Me: Today we're going to talk about Tithing. What does the word 'tithing' mean to you?

Sister J: Heavenly Father gives us so many blessings, and then we give ten percent of our income to help him, and then he gives us even more.

Me: And that's our lesson today, thanks for coming.

Well, more or less how our lesson was. She's wonderful. And although we didn't meet her friend on Thursday, she came to church on Sunday! H is a really wonderful, powerful woman. She has been a widow for many years, and never remarried after her husband left. She is working to support her two children, whom she absolutely loves. And she really has a desire to know the truth and to come closer to Jesus Christ. We talked about eternal families, and how God has made a way to take our earthly families and make them heavenly, and tears came to her eyes. Mine as well, actually. I felt even more love for my family as we were teaching. Really, there's nothing more special to me than you all, Mom, Dad, Rebecca, Rachel, Rowan, grandparents, cousins, aunts, uncles. I love you so much and I'm so grateful that we really can have eternity together. Important things will take us away from each other during our lives, but it's only for a short time, and if we endure it well, it'll all work out!

Sister D and Brother R made it back to the Philippines this week, and I think the highlight of my week was when Sister A (one of my favorite people ever) called them on Saturday morning! The signal was really poor, but they talked long enough for Sister D to say that they'd located the church in their area and that they'd attend on Sunday morning. And I gave Sister A the biggest hug and just danced around in the lobby for a couple seconds because wow am I so happy! I don't know what'll happen for the rest of my mission, but if no one else even wants to talk to me for the next 4 months, I'll still feel like this time was more than worth it. I'd serve 20 missions if I knew that Sister D and Brother R were at the end of it. I love their little family so much.

Another interesting moment of the week: had my first really Jehovah's Witnesses encounter! Ask me about it when I get home, it was great!

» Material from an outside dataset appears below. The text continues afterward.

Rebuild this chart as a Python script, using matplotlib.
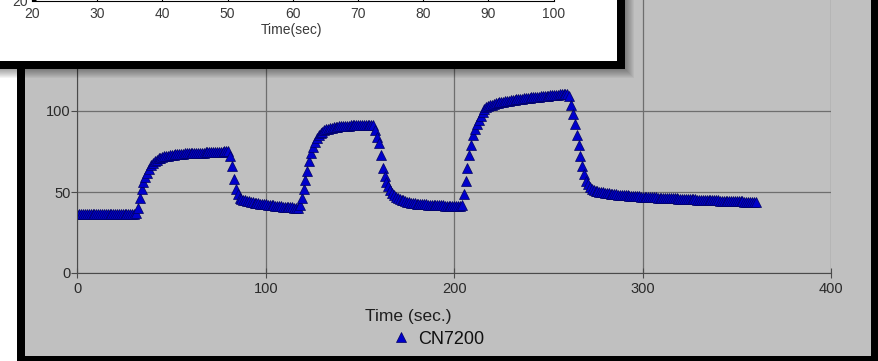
import numpy as np
import matplotlib.pyplot as plt
from matplotlib.patches import Rectangle

# sensor reading, one sample per second (0..360 s)
time_sec = np.arange(0, 361)
cn7200 = [
    36.5, 36.5, 36.5, 36.5, 36.5, 36.5, 36.5, 36.5, 36.5, 36.5,
    36.5, 36.5, 36.5, 36.5, 36.5, 36.5, 36.5, 36.5, 36.5, 36.5,
    36.5, 36.5, 36.5, 36.5, 36.5, 36.5, 36.5, 36.5, 36.5, 36.5,
    36.5, 37, 40, 46, 52, 56, 59, 62, 64.5, 66.5,
    68, 69.2, 70, 70.7, 71.2, 71.6, 72, 72.3, 72.5, 72.7,
    72.9, 73.1, 73.2, 73.4, 73.5, 73.6, 73.7, 73.8, 73.9, 73.95,
    74.0, 74.05, 74.1, 74.15, 74.2, 74.25, 74.3, 74.35, 74.4, 74.45,
    74.5, 74.55, 74.6, 74.65, 74.7, 74.8, 74.9, 75.0, 75.2, 75.4,
    75.5, 72, 66, 58, 52, 48.5, 46.5, 45.8, 45.3, 44.9,
    44.5, 44.2, 43.9, 43.6, 43.4, 43.2, 43.0, 42.8, 42.6, 42.45,
    42.3, 42.15, 42.0, 41.85, 41.7, 41.55, 41.4, 41.25, 41.1, 41.0,
    40.9, 40.8, 40.7, 40.6, 40.5, 40.4, 40.3, 40.3, 42, 46,
    52, 57.5, 63, 69, 74, 78, 81, 83.2, 85, 86.3,
    87.3, 88, 88.6, 89, 89.4, 89.7, 89.9, 90.1, 90.3, 90.45,
    90.6, 90.7, 90.8, 90.9, 91.0, 91.05, 91.1, 91.15, 91.2, 91.25,
    91.3, 91.35, 91.4, 91.45, 91.5, 91.5, 91.5, 91.2, 88, 84,
    80, 73, 65, 60, 56, 53.5, 51, 49.5, 48, 47,
    46.3, 45.8, 45.3, 44.9, 44.5, 44.1, 43.8, 43.5, 43.3, 43.1,
    42.9, 42.75, 42.6, 42.5, 42.4, 42.3, 42.2, 42.1, 42.0, 41.95,
    41.9, 41.85, 41.8, 41.75, 41.7, 41.65, 41.6, 41.6, 41.6, 41.55,
    41.5, 41.5, 41.5, 41.5, 42, 49, 57, 65, 73, 79,
    85, 89, 92, 94.7, 97, 99.2, 101, 102.2, 103, 103.5,
    104, 104.4, 104.8, 105.1, 105.4, 105.6, 105.8, 106.0, 106.2, 106.4,
    106.6, 106.8, 107.0, 107.15, 107.3, 107.45, 107.6, 107.75, 107.9, 108.05,
    108.2, 108.35, 108.5, 108.65, 108.8, 108.9, 109.0, 109.15, 109.3, 109.4,
    109.5, 109.65, 109.8, 109.9, 110.0, 110.15, 110.3, 110.4, 110.5, 110.6,
    110.7, 109, 104, 98, 92, 85, 79, 72, 66, 61,
    57, 55, 53, 52, 51.2, 50.8, 50.4, 50.1, 49.9, 49.7,
    49.5, 49.35, 49.2, 49.05, 48.9, 48.75, 48.6, 48.45, 48.3, 48.2,
    48.1, 48.0, 47.9, 47.8, 47.7, 47.6, 47.5, 47.4, 47.3, 47.2,
    47.1, 47.05, 47.0, 46.9, 46.8, 46.75, 46.7, 46.65, 46.6, 46.55,
    46.5, 46.4, 46.3, 46.25, 46.2, 46.15, 46.1, 46.05, 46.0, 45.95,
    45.9, 45.8, 45.7, 45.65, 45.6, 45.55, 45.5, 45.45, 45.4, 45.35,
    45.3, 45.25, 45.2, 45.15, 45.1, 45.05, 45.0, 44.95, 44.9, 44.85,
    44.8, 44.75, 44.7, 44.65, 44.6, 44.55, 44.5, 44.45, 44.4, 44.35,
    44.3, 44.25, 44.2, 44.15, 44.1, 44.05, 44.0, 44.0, 44.0, 43.95,
    43.9,
]

x_ticks = [0, 100, 200, 300, 400]
y_ticks = [0, 50, 100]
inset_ticks = [20, 30, 40, 50, 60, 70, 80, 90, 100]

W, H = 879, 361
GRAY = "#c0c0c0"
FONT = ["Liberation Sans", "DejaVu Sans"]
NARROW = ["Liberation Sans Narrow", "Liberation Sans", "DejaVu Sans"]


def box(x0, y0, x1, y1, **kw):
    # pixel box (top-left origin) -> figure rectangle
    return Rectangle((x0 / W, 1 - y1 / H), (x1 - x0) / W, (y1 - y0) / H,
                     transform=fig.transFigure, **kw)


fig = plt.figure(figsize=(W / 100, H / 100), dpi=100)
fig.patch.set_facecolor("white")

# grey chart panel with thick black frame
fig.add_artist(box(17, -20, 890, 361, facecolor="black", edgecolor="none", zorder=0))
fig.add_artist(box(25, -20, 871, 356, facecolor=GRAY, edgecolor="none", zorder=0))

ax = fig.add_axes([77.5 / W, 1 - 273 / H, (831 - 77.5) / W, 273 / H])
ax.set_zorder(1)
ax.set_facecolor(GRAY)
ax.plot(time_sec, cn7200, linestyle="none", marker="^", markersize=7.5,
        color="#0000cc", markeredgecolor="#000060", markeredgewidth=0.5,
        label="CN7200")
ax.set_xlim(0, 400)
ax.set_ylim(0, 273 / 1.62)
ax.set_xticks(x_ticks)
ax.set_yticks(y_ticks)
ax.grid(True, color="#6e6e6e", linewidth=0.9)
for s in ["top", "right"]:
    ax.spines[s].set_visible(False)
for s in ["left", "bottom"]:
    ax.spines[s].set_color("#4a4a4a")
ax.tick_params(axis="x", direction="inout", length=7, width=0.8, color="#4a4a4a",
               labelsize=10.5, labelcolor="#2a2a2a", pad=3)
ax.tick_params(axis="y", direction="out", length=4, width=0.8, color="#4a4a4a",
               labelsize=10.5, labelcolor="#2a2a2a", pad=1)
for lab in ax.get_xticklabels() + ax.get_yticklabels():
    lab.set_family(FONT)

fig.text(408 / W, 1 - 317 / H, "Time (sec.)", ha="center", va="center",
         fontsize=12.5, color="#1e1e1e", family=FONT, zorder=3)
leg = fig.legend(loc="center left", bbox_to_anchor=(392 / W, 1 - 339 / H),
                 frameon=False, numpoints=1, handlelength=1.0, handletextpad=0.45,
                 borderpad=0, borderaxespad=0, prop={"family": FONT, "size": 13})
for t in leg.get_texts():
    t.set_color("#111111")

# overlapping white chart clipped at the top left, with drop shadow
for i in range(10):
    fig.add_artist(box(-20, -20, 625 + i, 69 + i, facecolor="black",
                       edgecolor="none", alpha=0.045, zorder=2))
fig.add_artist(box(-20, -20, 625, 69, facecolor="black", edgecolor="none", zorder=2))
fig.add_artist(box(-20, -20, 617, 61, facecolor="white", edgecolor="none", zorder=2))

ins = fig.add_axes([32 / W, 1 - 0.5 / H, (553.6 - 32) / W, 0.3])
ins.set_zorder(3)
ins.set_facecolor("none")
ins.set_xlim(20, 100)
ins.set_ylim(20, 100)
ins.set_xticks(inset_ticks)
ins.set_yticks([20])
for s in ["top", "right"]:
    ins.spines[s].set_visible(False)
ins.tick_params(direction="in", length=3, width=0.8, labelsize=10,
                labelcolor="#3a3a3a", pad=5)
ins.tick_params(axis="y", pad=3)
for lab in ins.get_xticklabels() + ins.get_yticklabels():
    lab.set_family(NARROW)
fig.text(292 / W, 1 - 30 / H, "Time(sec)", ha="center", va="center",
         fontsize=10, color="#3a3a3a", family=NARROW, zorder=4)

fig.savefig("out.png", dpi=100)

I love being here--my mission has never been more full of joy. And yes, we're having miracles, but I don't know if that's exactly why I'm so happy. We still have trials and I still lose my temper and get impatient and have bad days... but I think I've really changed. I'm not the same as I was at the beginning of my mission. I'm not as worried or nervous or anxious. And I think it's because I've learned to trust Heavenly Father more. He really is there, and he's waiting to help us. Elder Lee once told Elder Packer that, "The trouble with you is you want to see the end from the beginning. You must learn to walk to the edge of the light, and then a few steps into the darkness; then the light will appear and show the way before you." And that has always been my trouble too, but as we read the scriptures and really pray and come closer to God, then we really can develop more of that faith. Sure, I have no idea what classes I'll take or where I'll live or what I'll do with my life when my mission finishes... but I can walk to the edge of the light (the end of my mission) and into the darkness (BYU) and then the path will come. And I'm not worried about it. I love my Savior so much, because he already walked my path for me anyways. He knows the way, and he'll show me the way, one step at a time.